For success in chemical analysis a thorough acquaintance with the various properties of bodies is required, as well as aptitude in applying this knowledge in discriminating them, and separating them from each other. Judgment and expertness in manipulation are, indeed, essential qualifications. The method pursued must likewise be such as to attain the object in view with unerring certainty, and in the most expeditious manner. "The mere knowledge of the reagents, and of the reactions of other bodies with them, will not suffice for the attainment of this end. This requires the additional knowledge of a systematic and progressive course of analysis, or, in other words, the knowledge of the order, and succession, in which solvents, together with general and special reagents, ought to be applied, both to effect the speedy and safe detection of every individual component of a compound or mixture, and to prove with certainty the absence of all other substances. If we do not possess this systematic knowledge, or if in the hope of attaining an object more rapidly, we adhere to no method in our investigations and experiments, analysing becomes (at least in the hands of a novice) mere guesswork, and the results obtained are no longer the fruits of scientific calculation, but mere matters of accident, which sometimes may prove lucky hits, and at others total failures." (Fresenius.)

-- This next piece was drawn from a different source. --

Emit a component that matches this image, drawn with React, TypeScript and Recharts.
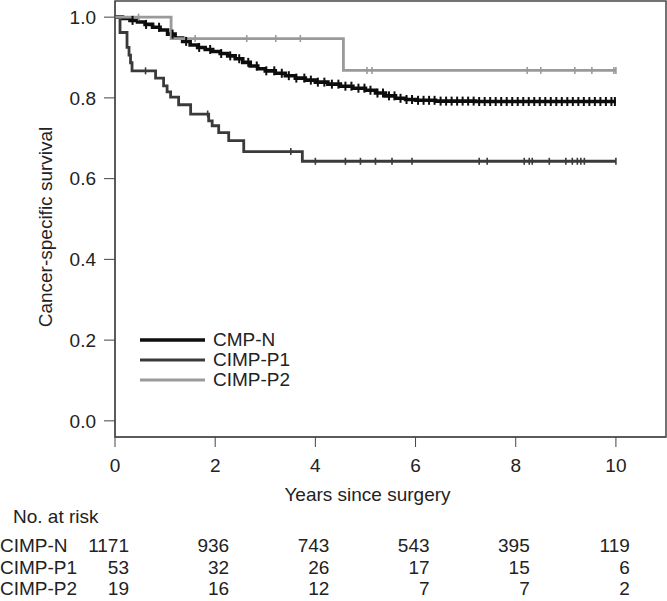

=ANALYSIS, SPECTRUM.= More than half a century ago Sir John Herschel employed the prism in the analysis of coloured flames, and in 1834 Fox Talbot, by means of the same instrument, distinguished the difference between the spectra given by strontium and lithium, notwithstanding the similarity of the two in colour. But it was reserved for Messrs Kirchkoff and Bunsen, as the inventors of the spectroscope, to devise the only efficient method of analysing flame, and, at the same time, to furnish chemists with a means whereby they may detect with unerring certainty the presence of any known element by observing the spectrum it gives when such element is submitted to a temperature sufficiently high for it to emit a luminous vapour. That certain chemical substances when heated in the flame of the spirit-lamp or the blow-pipe, or any other source of comparatively white light, imparted characteristic colours to the flame, was a fact that had long been known to chemists; for example, when a salt of sodium was so treated, an intense yellow colour was imparted to the flame. A salt of potassium produced under the same circumstances a violet, strontium, a crimson colour, &c. These results could only be produced when the substance under examination contained but one of the salts in question. If more than one were present, this method of qualitative analysis was comparatively, if not wholly, valueless, because the specific colour communicated to the flame by the presence of one element would be masked, and, consequently, destroyed by the colour developed by the vapour of another or other elements. For instance, so much more vivid is the yellow colour given to flame by sodium salts than the violet tint imparted by those of potassium, that a very small trace of sodium prevents the unaided eye from perceiving the violet, even when the potassium compound is present in large quantity.